> Your objective: Drop every picture. Then return, exactly, the lines from the beginning of the listing below through the one containing "p_1k = [0.36, 0.171, 0.030, 0.039, 0.0186, 0.011, 0.0167]".

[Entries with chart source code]
········
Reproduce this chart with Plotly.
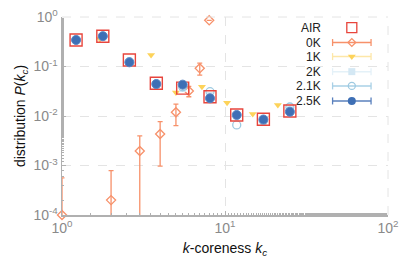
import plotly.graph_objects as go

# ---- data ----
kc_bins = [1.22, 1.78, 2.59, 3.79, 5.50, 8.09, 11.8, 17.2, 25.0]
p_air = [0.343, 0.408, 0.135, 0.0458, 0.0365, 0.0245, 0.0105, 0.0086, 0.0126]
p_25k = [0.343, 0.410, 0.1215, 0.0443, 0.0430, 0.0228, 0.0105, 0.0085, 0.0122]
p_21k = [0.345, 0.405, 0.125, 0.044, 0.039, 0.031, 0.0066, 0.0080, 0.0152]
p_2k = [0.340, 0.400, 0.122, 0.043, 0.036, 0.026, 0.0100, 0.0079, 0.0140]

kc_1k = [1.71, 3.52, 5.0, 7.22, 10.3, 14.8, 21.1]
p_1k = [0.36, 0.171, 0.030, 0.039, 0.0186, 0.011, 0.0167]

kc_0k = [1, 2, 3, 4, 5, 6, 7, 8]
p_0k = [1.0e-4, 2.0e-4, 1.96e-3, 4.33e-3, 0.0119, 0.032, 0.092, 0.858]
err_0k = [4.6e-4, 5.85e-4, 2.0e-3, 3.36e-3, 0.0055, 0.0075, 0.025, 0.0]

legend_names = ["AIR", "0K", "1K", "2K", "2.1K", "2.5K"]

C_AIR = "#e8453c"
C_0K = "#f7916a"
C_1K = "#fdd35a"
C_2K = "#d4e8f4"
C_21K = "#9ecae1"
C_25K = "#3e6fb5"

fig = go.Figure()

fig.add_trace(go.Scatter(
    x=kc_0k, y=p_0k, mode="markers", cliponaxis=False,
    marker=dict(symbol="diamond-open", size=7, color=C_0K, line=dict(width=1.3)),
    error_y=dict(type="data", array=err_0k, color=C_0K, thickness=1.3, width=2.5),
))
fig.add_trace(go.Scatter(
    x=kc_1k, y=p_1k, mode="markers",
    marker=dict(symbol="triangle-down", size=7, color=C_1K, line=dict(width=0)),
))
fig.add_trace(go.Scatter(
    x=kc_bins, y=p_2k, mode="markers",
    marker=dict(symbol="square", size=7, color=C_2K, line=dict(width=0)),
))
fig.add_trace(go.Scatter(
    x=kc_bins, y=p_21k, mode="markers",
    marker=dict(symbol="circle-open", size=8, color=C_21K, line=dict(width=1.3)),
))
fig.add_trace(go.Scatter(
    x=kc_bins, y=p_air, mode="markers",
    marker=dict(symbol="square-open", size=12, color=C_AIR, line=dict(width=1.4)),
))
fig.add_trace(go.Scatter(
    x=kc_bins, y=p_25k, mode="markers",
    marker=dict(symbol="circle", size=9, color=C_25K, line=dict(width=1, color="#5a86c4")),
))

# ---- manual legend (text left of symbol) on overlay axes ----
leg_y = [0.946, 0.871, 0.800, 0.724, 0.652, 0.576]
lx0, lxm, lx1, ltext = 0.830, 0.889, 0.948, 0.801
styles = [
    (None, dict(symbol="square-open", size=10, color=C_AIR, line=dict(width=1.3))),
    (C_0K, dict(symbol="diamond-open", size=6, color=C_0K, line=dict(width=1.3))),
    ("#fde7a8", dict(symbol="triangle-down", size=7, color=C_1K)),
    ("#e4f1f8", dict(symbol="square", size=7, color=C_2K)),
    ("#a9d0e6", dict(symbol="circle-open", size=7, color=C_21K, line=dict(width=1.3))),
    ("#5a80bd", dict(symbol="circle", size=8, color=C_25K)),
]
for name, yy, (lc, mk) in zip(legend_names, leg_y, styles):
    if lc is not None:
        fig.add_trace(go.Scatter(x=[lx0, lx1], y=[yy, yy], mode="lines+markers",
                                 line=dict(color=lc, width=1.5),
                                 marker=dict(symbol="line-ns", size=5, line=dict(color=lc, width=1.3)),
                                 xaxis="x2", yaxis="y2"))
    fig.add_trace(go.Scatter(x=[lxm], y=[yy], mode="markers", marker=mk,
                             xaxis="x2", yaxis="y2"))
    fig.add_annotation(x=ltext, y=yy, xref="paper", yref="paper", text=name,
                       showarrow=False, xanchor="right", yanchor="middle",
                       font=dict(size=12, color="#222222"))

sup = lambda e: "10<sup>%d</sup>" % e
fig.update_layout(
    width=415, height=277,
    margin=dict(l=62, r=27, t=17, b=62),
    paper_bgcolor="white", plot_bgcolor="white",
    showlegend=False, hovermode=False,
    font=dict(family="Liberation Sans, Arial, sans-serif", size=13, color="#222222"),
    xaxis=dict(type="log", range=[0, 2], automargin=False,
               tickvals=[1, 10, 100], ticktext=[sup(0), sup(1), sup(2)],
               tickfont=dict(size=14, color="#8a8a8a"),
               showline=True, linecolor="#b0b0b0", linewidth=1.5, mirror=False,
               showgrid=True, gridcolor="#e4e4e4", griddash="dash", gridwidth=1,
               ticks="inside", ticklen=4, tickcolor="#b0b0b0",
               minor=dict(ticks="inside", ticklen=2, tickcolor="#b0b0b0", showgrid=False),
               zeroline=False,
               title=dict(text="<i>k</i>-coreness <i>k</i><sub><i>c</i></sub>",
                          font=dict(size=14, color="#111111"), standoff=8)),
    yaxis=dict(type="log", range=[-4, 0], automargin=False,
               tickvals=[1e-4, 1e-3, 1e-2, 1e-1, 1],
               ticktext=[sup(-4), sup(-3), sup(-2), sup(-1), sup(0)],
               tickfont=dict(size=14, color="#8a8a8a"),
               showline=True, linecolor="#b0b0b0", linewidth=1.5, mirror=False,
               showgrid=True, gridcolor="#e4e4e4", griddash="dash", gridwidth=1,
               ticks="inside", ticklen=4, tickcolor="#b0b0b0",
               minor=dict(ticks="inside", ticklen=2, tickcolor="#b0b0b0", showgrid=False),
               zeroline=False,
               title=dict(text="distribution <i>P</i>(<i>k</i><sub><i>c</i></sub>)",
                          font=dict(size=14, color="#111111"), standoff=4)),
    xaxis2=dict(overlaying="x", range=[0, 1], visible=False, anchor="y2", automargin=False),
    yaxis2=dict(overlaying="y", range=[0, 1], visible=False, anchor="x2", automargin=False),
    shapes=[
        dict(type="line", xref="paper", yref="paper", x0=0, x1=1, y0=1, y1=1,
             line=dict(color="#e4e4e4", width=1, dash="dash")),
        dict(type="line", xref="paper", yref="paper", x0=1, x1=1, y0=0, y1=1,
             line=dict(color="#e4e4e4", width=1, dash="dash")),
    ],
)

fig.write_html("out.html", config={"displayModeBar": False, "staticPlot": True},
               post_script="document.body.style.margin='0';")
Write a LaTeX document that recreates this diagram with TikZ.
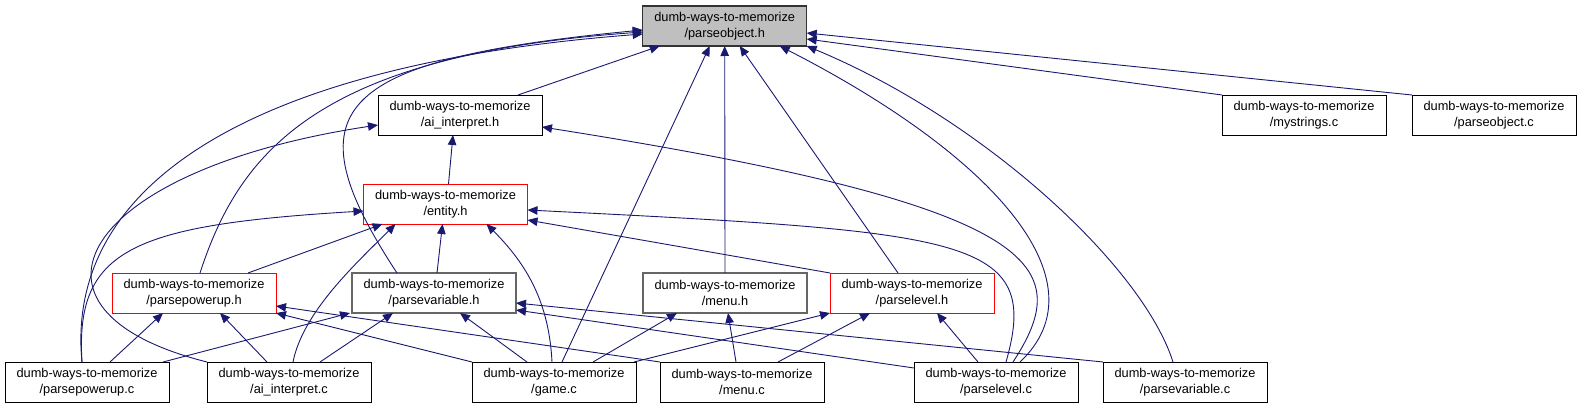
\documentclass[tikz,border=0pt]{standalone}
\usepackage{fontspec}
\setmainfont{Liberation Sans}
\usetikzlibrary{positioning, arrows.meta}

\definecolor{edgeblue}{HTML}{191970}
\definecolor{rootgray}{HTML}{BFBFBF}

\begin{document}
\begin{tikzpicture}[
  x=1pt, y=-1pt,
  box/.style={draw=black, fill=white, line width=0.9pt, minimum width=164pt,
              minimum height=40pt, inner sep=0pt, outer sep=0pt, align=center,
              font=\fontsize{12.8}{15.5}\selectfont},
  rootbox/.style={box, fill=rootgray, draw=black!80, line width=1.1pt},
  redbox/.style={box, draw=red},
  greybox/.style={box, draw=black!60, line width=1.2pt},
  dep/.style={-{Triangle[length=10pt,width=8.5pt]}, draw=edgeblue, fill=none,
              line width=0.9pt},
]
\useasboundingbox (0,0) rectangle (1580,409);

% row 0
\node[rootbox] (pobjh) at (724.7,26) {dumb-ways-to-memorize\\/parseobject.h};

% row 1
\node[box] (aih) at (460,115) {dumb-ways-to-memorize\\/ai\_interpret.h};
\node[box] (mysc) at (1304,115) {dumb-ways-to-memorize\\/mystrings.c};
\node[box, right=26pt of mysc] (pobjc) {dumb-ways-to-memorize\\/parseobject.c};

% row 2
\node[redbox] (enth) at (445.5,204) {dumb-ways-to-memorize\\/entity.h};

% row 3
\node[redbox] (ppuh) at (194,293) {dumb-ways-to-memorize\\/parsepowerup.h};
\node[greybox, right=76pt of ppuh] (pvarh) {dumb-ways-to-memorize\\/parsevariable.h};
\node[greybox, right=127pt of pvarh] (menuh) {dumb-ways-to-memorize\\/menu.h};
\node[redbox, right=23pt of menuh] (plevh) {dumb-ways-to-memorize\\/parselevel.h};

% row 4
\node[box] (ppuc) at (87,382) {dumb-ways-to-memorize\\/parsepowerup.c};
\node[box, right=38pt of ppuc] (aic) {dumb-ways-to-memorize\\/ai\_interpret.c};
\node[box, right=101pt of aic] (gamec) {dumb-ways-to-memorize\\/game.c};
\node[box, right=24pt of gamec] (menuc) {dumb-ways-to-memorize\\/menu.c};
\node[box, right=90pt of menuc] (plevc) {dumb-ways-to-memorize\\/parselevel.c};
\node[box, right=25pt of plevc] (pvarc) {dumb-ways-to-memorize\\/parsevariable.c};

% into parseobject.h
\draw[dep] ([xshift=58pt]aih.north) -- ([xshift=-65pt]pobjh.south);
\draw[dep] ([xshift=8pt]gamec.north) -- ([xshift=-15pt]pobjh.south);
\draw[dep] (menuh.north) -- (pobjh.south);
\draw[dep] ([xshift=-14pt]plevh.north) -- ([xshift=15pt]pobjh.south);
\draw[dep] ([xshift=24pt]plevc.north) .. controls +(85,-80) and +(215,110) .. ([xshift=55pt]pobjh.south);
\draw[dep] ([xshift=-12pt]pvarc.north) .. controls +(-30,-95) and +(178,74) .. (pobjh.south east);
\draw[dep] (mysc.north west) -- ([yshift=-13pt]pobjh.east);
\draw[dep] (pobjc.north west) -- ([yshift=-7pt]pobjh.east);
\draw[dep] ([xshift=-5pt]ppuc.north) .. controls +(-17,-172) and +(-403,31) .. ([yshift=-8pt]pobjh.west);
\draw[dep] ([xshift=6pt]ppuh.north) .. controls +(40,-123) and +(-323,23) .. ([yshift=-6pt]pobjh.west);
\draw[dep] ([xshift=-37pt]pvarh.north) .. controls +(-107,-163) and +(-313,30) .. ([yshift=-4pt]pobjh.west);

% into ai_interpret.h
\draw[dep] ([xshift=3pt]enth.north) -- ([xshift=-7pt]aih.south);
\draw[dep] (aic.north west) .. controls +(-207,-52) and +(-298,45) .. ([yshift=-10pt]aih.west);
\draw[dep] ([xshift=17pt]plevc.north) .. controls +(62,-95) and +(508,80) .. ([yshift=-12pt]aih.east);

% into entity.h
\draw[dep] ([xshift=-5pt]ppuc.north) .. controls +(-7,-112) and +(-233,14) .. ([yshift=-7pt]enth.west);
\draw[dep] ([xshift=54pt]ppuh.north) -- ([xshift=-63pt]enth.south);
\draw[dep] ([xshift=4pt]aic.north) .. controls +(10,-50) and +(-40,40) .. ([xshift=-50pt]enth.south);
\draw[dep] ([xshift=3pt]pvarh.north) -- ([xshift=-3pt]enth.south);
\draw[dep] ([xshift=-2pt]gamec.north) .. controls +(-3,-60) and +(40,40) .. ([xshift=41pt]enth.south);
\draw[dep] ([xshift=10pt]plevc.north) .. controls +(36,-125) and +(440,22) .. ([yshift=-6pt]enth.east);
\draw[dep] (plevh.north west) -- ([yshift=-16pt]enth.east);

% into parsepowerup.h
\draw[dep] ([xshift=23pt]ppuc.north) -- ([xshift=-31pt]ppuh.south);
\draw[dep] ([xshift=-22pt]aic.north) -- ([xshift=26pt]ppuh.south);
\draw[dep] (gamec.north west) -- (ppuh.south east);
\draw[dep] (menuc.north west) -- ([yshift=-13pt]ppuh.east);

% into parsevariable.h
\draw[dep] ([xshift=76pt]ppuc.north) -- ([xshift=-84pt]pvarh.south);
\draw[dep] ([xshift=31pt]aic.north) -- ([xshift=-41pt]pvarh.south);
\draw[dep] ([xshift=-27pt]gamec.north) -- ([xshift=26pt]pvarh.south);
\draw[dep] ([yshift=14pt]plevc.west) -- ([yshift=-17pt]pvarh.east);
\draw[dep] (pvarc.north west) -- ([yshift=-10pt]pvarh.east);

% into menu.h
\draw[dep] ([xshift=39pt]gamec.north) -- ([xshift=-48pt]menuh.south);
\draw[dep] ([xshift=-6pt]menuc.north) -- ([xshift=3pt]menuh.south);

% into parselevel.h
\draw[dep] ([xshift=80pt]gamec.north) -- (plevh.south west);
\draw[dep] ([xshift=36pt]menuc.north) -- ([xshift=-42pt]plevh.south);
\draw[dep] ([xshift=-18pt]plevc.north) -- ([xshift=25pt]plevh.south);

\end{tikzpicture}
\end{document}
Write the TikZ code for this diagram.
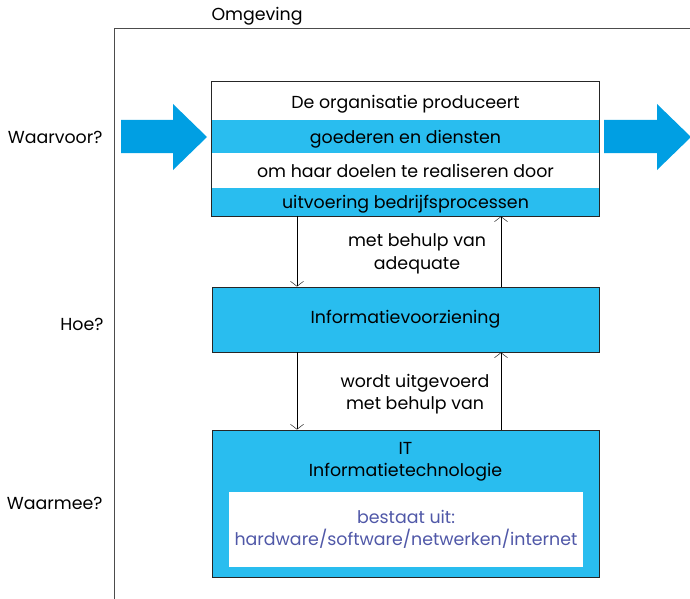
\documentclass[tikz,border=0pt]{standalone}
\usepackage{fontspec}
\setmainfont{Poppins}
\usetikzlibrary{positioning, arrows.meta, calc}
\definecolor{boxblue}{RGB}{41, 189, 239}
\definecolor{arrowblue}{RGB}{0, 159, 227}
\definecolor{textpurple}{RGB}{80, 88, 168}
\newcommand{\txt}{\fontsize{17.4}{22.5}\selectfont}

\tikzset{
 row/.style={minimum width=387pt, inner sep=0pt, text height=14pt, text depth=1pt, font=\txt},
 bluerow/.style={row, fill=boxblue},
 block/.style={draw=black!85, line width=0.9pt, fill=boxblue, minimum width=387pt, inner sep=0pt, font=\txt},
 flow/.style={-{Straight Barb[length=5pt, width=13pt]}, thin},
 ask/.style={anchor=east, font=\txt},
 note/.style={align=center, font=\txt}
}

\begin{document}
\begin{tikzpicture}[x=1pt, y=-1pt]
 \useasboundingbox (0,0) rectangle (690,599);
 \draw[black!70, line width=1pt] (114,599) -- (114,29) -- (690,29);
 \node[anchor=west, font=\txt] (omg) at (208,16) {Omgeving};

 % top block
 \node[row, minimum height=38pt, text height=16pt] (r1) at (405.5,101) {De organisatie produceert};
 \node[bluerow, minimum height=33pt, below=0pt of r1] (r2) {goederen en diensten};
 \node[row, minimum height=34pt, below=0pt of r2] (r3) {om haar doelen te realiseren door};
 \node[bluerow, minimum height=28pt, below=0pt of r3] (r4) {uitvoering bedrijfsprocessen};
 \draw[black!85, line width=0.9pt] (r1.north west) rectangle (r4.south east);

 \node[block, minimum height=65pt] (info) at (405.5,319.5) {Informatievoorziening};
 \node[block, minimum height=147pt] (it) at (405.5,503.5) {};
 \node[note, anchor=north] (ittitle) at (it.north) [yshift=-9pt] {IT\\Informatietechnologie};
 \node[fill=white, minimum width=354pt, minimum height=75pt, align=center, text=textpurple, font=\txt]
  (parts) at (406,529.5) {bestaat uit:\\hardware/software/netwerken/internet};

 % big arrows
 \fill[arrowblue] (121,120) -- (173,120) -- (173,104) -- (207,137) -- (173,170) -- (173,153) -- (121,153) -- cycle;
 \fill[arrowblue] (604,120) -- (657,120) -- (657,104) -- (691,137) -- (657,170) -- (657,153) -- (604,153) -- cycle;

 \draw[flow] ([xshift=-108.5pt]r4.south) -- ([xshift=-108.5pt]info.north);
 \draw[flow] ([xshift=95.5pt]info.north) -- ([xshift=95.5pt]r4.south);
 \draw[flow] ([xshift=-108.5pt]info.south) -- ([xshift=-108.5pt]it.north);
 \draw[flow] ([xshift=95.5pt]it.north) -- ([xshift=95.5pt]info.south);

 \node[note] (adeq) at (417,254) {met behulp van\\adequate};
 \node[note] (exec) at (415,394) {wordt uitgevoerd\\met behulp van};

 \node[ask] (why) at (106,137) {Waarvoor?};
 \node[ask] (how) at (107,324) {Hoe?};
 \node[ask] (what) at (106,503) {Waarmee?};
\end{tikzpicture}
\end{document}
········
> Solution for this problem:
Reproduce this chart with Plotly.
import plotly.graph_objects as go

# ---- data ----
kc_bins = [1.22, 1.78, 2.59, 3.79, 5.50, 8.09, 11.8, 17.2, 25.0]
p_air = [0.343, 0.408, 0.135, 0.0458, 0.0365, 0.0245, 0.0105, 0.0086, 0.0126]
p_25k = [0.343, 0.410, 0.1215, 0.0443, 0.0430, 0.0228, 0.0105, 0.0085, 0.0122]
p_21k = [0.345, 0.405, 0.125, 0.044, 0.039, 0.031, 0.0066, 0.0080, 0.0152]
p_2k = [0.340, 0.400, 0.122, 0.043, 0.036, 0.026, 0.0100, 0.0079, 0.0140]

kc_1k = [1.71, 3.52, 5.0, 7.22, 10.3, 14.8, 21.1]
p_1k = [0.36, 0.171, 0.030, 0.039, 0.0186, 0.011, 0.0167]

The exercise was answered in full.